Present every line in which the string "code" appears.

◆ **ENTRIES PROVIDED**

------------------------------------------------------------------------

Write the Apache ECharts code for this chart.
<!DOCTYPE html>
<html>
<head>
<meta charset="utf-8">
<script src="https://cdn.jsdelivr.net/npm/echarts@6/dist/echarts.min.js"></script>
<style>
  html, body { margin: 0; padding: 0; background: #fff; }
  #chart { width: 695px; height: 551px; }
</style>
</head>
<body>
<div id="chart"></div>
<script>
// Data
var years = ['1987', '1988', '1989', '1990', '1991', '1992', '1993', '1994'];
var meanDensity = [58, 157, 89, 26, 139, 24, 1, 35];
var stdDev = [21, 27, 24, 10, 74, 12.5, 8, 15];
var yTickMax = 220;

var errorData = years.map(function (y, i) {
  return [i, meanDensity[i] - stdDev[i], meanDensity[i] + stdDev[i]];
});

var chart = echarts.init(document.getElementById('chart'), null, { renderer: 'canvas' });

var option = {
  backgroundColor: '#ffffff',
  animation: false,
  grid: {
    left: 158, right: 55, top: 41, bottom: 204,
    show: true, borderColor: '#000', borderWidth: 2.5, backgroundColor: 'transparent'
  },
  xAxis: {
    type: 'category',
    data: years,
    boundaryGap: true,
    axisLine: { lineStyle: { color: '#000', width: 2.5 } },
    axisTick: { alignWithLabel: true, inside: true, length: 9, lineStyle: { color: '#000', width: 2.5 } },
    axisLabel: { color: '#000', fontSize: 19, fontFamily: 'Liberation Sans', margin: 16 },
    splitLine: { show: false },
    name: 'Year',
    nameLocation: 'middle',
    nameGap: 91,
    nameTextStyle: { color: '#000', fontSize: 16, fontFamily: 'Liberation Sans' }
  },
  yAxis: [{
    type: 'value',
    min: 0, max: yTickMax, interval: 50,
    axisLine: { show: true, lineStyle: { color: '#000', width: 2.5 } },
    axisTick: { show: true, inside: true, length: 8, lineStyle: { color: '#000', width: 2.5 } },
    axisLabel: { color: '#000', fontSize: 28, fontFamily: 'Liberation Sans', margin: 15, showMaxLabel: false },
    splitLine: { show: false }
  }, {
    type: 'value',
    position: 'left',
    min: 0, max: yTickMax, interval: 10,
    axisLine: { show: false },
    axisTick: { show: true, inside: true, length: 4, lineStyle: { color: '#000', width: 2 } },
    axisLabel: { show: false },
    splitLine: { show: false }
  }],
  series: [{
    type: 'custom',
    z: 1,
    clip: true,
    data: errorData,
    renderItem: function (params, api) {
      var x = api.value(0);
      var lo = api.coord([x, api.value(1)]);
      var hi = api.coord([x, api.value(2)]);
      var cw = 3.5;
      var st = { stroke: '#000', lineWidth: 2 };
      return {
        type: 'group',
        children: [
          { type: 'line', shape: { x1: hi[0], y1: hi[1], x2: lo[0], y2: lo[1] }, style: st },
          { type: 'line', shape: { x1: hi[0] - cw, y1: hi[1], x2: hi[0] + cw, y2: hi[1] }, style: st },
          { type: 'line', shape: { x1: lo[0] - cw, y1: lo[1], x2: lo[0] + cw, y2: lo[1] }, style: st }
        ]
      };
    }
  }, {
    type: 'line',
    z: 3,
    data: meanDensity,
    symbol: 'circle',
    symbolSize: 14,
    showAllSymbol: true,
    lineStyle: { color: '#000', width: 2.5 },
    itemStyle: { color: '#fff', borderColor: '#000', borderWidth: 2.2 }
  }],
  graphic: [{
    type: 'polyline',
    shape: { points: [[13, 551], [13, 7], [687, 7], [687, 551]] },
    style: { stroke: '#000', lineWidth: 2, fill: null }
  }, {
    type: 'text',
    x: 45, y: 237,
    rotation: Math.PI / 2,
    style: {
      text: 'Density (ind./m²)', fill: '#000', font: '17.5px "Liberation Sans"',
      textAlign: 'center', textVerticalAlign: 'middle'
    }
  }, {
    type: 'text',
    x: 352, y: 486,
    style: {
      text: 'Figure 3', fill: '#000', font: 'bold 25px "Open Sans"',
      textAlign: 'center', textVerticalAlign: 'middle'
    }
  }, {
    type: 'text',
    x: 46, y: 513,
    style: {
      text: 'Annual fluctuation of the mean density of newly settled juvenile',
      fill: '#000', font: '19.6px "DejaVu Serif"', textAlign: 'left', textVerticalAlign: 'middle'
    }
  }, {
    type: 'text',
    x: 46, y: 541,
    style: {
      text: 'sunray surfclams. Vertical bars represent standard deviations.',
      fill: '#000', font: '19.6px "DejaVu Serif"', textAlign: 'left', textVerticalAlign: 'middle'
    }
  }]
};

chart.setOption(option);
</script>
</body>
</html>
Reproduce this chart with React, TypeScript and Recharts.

------------------------------------------------------------------------

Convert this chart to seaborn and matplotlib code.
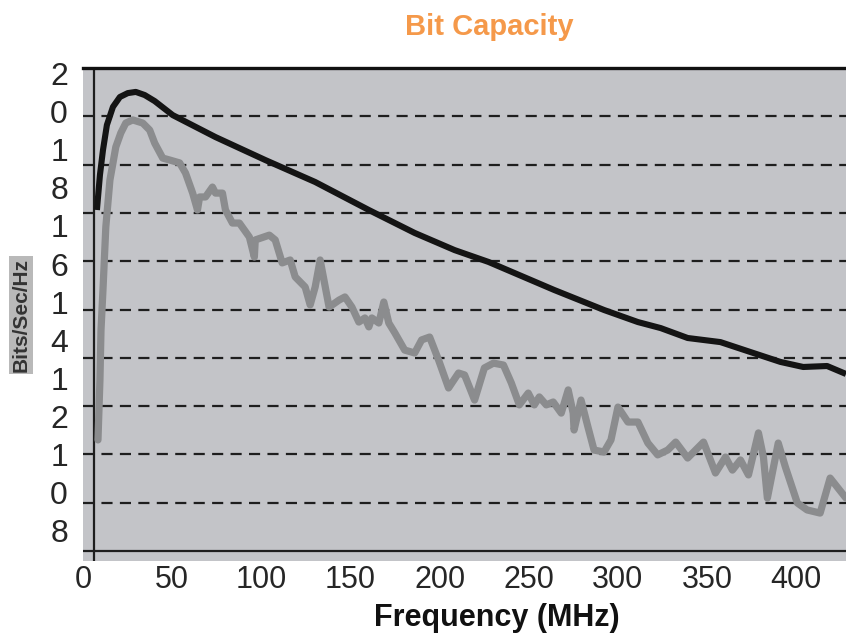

------------------------------------------------------------------------

◆ **EXERCISE RESULT**
Write the Apache ECharts code for this chart.
Convert this chart to seaborn and matplotlib code.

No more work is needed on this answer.